RoboMME benchmark reveals memory architecture trade-offs in robotic vision-language models
Researchers introduce RoboMME, a large-scale standardized benchmark for evaluating memory in robotic vision-language-action (VLA) models across 16 manipulation tasks. The study tests 14 memory-augmented VLA variants and finds that no single memory architecture excels across all task types—each design offers distinct trade-offs depending on temporal, spatial, object, and procedural demands.
RoboMME Benchmark Reveals Memory Architecture Trade-Offs in Robotic Vision-Language Models
A new standardized benchmark for evaluating memory mechanisms in robotic vision-language-action (VLA) models reveals that memory architecture effectiveness is highly task-dependent, with no single design dominating across all scenarios.
The benchmark, called RoboMME, comprises 16 manipulation tasks designed to systematically test temporal, spatial, object, and procedural memory—critical capabilities for long-horizon, history-dependent robotic tasks like counting repeated actions or manipulating temporarily occluded objects.
Benchmark Structure and Scope
RoboMME addresses a critical gap in robotic AI evaluation. While recent VLA models have begun incorporating memory mechanisms to handle longer task horizons, their evaluations remain confined to narrow, non-standardized settings, limiting systematic comparison and progress measurement across the field.
The benchmark's taxonomy covers four memory dimensions:
- Temporal memory: Tracking sequences of actions over time
- Spatial memory: Maintaining awareness of object positions and relationships
- Object memory: Recognizing and distinguishing between entities
- Procedural memory: Remembering task steps and execution order
Experimental Methodology
Researchers developed 14 memory-augmented VLA variants, all built on the π0.5 backbone, to systematically explore different memory representations and integration strategies. This controlled approach enables direct comparison of architectural choices rather than confounding factors from different base models.
The study tests multiple memory mechanisms across varying integration approaches—examining how memory is stored, retrieved, and incorporated into the model's decision-making process.
Key Findings
Experimental results show that memory representation effectiveness varies significantly by task type. No single memory architecture achieves optimal performance across the benchmark:
- Different memory designs excel at different task dimensions
- Trade-offs exist between memory capacity, computational overhead, and task performance
- Task-specific characteristics determine which memory approach performs best
This finding suggests that task-aware memory design, rather than a universal memory mechanism, may be necessary for optimal robotic performance.
Implications for Robotic AI Development
RoboMME provides the field with standardized evaluation methodology for memory-augmented VLAs, enabling reproducible comparisons and accelerating development of more capable robotic systems. The benchmark's taxonomic structure allows researchers to identify which memory mechanisms address specific task challenges.

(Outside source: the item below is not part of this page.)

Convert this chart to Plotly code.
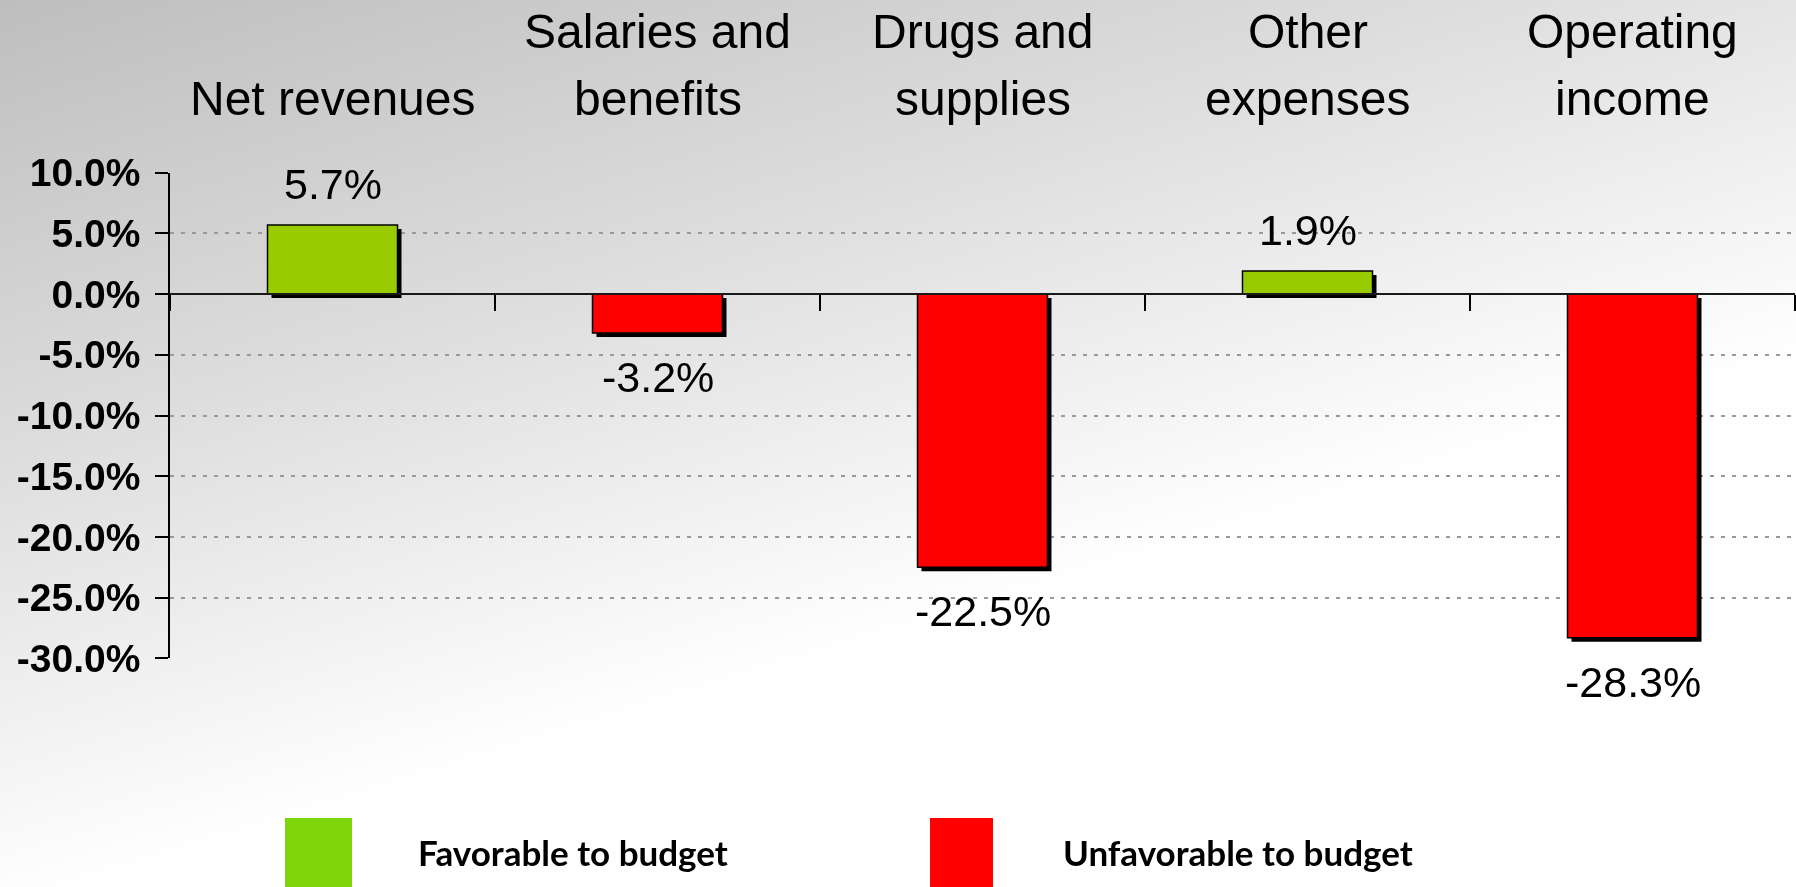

The publicly released code and video demonstrations at robomme.github.io enable other researchers to benchmark new memory approaches against the established baseline.
What This Means
The findings challenge assumptions that a single memory architecture can serve all robotic manipulation tasks. As VLA models scale to longer horizons and more complex behaviors, memory design becomes increasingly critical. RoboMME establishes infrastructure for systematic evaluation of these mechanisms, but also demonstrates that robotic systems may require adaptive or task-specific memory strategies rather than monolithic solutions. This work adds rigor to an area—robotic learning—where evaluation standards have historically been fragmented.